Few people expected this result. Amina Mohamed herself attributes the loss to “divisions along language lines – languages that are not even ours.”

Cs Amina

CS Amina Mohamed. She is eloquent and experienced in diplomacy circles. [Image: World Trade Organisation]


The 55 year-old Kakamega-born mother of two is a career civil servant. She has been in the corridors of Government for close to three decades.

She has risen through the ranks from a legal officer at the Ministry of Local Government at one point, to serving as the Legal Advisor to Kenya’s mission at the United Nations in Geneva.

The suave diplomat has spearheaded Kenya’s efforts in attracting global tourism and has managed the logistics of the Global Entrepreneurship Summit (GES) in Nairobi that was attended by then President of the USA, Barack Obama.

She was also at the forefront of the realisation of the United Nations Conference on Trade and Development (UNCTAD) event in Nairobi.

With all these to her name, just what went wrong in the election? What could have led to this loss?

The loss was celebrated by some Kenyans. This is a pointer to the deep divisions existing in the country.

Those who do not agree with the incumbent felt that she was being pushed with the sole agenda of disengaging Kenya from the International Criminal Court (ICC).

Many are of the opinion that the benefit of Amina’s candidature was not for Kenyans in general but for a particular set of people.

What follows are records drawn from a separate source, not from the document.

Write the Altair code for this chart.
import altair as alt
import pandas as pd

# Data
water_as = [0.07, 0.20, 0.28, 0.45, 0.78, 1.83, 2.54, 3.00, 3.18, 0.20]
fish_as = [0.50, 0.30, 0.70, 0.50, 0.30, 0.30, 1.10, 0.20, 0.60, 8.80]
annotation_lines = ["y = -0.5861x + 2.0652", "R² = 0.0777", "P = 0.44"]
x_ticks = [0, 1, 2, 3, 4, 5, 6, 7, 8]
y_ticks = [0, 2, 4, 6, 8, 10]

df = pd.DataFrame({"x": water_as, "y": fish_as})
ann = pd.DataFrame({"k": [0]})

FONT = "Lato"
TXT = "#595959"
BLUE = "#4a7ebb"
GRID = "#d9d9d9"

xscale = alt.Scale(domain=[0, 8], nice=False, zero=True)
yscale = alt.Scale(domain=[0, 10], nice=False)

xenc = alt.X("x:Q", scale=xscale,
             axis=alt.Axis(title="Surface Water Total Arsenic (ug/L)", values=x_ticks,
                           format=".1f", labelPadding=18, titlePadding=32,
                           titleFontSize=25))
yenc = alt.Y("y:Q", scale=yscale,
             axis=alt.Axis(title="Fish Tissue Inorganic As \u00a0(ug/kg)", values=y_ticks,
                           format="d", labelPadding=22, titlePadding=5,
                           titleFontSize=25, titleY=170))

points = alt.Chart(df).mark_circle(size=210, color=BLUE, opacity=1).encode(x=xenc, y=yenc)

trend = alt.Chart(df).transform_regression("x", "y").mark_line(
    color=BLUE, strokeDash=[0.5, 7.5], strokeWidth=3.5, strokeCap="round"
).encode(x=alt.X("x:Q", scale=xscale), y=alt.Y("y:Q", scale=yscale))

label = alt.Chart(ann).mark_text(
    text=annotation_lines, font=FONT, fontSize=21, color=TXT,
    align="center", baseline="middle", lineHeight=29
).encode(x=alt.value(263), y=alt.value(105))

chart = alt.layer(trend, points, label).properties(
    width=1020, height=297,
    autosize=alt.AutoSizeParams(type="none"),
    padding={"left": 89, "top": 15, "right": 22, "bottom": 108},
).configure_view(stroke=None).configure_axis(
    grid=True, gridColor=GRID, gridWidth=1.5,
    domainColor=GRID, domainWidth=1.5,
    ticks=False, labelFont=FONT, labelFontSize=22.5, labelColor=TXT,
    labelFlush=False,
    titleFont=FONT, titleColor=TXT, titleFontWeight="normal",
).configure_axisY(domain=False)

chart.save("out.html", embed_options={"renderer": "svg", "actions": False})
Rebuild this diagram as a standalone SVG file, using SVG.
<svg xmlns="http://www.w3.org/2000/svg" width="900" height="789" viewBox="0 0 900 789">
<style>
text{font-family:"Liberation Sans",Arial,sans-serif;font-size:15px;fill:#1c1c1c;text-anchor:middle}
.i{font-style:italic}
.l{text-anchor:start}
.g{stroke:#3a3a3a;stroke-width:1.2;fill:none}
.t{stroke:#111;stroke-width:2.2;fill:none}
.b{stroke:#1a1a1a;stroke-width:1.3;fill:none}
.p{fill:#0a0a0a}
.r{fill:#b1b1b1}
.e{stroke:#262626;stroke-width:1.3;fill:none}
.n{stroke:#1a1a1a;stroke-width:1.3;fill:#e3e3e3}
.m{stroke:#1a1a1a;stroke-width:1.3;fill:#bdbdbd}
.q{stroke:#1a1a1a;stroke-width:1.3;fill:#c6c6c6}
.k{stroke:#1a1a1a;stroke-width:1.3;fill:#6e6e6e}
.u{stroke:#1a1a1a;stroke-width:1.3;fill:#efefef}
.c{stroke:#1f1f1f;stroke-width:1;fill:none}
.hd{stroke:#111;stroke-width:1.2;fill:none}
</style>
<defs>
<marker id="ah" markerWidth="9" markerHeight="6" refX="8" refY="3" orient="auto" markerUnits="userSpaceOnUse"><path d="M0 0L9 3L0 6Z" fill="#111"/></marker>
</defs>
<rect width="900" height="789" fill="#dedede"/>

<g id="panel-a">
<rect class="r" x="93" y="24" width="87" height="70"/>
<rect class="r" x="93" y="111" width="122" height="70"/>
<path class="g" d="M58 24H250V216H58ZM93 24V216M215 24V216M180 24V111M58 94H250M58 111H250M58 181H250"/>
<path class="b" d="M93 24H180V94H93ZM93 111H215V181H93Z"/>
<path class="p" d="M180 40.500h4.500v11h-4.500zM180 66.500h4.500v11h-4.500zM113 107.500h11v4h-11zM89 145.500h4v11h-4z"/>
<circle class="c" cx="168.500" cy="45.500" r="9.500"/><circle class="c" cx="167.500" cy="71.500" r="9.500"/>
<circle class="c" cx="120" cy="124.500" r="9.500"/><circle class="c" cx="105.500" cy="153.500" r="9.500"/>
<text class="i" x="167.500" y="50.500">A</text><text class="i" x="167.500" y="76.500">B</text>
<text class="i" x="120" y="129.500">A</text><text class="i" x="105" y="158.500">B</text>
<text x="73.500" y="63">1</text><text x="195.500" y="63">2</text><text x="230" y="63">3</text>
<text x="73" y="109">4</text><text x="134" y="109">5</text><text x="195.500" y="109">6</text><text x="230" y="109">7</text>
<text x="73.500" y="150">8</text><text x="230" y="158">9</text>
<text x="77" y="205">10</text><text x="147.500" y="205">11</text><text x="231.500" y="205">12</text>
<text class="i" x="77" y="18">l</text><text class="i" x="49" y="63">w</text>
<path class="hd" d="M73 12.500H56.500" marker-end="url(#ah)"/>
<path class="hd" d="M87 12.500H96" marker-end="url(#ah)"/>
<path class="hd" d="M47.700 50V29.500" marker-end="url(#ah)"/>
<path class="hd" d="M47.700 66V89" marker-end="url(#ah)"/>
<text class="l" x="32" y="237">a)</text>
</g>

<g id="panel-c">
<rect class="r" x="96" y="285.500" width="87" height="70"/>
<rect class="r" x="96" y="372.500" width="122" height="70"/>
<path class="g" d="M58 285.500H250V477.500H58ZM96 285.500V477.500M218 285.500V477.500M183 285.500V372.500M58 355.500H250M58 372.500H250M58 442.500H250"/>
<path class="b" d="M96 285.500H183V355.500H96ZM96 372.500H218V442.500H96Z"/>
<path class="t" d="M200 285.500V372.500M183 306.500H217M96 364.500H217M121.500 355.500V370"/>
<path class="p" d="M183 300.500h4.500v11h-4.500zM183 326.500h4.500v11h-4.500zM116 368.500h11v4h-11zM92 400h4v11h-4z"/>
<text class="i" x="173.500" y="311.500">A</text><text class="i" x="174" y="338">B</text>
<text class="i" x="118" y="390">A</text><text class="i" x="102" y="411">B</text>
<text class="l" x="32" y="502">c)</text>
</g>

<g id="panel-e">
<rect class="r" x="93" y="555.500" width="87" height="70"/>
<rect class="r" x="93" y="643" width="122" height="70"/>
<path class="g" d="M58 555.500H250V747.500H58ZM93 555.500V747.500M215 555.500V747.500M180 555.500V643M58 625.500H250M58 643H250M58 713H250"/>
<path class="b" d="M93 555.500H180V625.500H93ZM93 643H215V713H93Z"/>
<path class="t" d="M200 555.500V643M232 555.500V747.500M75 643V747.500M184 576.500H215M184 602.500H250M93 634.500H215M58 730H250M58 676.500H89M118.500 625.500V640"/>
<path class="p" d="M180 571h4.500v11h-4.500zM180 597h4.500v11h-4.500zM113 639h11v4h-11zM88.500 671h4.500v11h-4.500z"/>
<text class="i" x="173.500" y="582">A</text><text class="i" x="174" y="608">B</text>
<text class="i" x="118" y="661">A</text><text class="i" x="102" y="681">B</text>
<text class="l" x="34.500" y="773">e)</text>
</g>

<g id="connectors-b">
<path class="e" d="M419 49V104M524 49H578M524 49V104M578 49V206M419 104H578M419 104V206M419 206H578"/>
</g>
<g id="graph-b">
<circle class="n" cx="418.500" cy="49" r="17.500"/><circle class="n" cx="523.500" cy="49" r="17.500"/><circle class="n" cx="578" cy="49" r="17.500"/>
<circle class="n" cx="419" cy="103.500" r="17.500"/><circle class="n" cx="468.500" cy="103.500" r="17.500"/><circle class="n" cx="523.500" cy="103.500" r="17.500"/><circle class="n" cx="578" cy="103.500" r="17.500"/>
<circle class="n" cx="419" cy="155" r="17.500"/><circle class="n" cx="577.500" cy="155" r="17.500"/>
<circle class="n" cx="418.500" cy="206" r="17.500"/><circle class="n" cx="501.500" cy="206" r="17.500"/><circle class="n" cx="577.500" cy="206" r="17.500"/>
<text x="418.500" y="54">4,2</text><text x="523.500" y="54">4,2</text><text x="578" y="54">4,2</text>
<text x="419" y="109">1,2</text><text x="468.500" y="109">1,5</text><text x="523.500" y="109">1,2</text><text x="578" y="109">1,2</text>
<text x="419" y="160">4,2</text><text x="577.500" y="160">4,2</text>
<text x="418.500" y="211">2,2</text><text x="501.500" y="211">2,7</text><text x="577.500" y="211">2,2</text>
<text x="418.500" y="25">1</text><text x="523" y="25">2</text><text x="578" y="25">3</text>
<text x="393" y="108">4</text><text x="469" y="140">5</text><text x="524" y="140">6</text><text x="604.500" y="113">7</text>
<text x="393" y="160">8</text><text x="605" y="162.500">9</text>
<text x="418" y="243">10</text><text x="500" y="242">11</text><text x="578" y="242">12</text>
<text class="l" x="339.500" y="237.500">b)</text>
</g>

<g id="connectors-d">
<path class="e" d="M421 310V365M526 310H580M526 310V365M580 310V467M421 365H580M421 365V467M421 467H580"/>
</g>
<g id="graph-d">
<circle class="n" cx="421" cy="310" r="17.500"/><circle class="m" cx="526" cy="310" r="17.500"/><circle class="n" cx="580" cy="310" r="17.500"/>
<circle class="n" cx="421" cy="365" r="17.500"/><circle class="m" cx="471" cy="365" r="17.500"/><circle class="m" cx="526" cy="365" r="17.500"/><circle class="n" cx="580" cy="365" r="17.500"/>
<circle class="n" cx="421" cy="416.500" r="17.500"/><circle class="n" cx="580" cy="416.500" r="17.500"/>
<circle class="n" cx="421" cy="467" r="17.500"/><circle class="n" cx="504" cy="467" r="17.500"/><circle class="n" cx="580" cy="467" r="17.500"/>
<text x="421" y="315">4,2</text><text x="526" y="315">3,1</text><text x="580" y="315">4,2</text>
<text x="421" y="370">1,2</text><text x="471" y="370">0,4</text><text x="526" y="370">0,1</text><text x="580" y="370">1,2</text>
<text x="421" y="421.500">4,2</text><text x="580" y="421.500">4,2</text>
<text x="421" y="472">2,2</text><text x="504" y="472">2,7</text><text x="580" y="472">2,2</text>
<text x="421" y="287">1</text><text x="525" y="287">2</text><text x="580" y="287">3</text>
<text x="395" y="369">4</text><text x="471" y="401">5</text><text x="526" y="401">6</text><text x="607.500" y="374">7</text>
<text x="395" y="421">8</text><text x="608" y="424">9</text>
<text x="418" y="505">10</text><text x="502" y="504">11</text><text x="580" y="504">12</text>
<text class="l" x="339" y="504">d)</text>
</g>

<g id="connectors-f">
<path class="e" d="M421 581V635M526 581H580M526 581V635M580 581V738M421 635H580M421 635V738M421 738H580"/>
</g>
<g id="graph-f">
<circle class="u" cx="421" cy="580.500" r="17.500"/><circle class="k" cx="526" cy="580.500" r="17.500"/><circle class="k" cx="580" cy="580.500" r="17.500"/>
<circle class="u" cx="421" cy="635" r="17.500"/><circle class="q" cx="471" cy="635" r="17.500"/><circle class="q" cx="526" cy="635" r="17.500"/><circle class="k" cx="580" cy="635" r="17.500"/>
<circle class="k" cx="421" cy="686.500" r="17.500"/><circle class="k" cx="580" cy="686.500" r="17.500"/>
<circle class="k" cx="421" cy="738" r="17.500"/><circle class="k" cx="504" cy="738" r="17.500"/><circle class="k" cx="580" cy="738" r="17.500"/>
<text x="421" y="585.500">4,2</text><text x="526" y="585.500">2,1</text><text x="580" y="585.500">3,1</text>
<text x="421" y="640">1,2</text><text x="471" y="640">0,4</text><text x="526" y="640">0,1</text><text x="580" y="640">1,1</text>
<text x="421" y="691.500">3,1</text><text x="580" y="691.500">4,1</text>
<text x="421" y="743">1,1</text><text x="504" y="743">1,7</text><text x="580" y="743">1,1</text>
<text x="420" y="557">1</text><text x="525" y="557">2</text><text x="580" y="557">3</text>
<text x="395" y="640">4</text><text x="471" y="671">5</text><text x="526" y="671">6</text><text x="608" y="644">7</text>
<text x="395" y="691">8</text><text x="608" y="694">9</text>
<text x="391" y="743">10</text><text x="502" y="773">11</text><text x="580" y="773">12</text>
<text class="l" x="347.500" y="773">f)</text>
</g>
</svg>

This is evidenced by the concerted effort in “shuttle diplomacy” which saw top Government officials visit all but 2 of the 53 African Union member states to lobby for CS Amina.

Or could it be that Kenya is an international bully that has built a poor relationship with other nations because of her presumptive position of Big Brother?  Despite Kenya’s position  as an economic hub, there was stiff competition from other nations in the final round that saw 38 nations offering their vote to Chad while 15 abstained.

The politics of it aside, the loss was a lesson in the emerging trends, competencies, and best practices for organisations that seek the best logistics services providers and to move assets and information efficiently through the supply chain.

In retrospect, all the money spent in the “travel diplomacy” was an unnecessary expense. Perhaps, if Kenya had started by lobbying her closest neighbours for the vote we may just have nabbed the seat!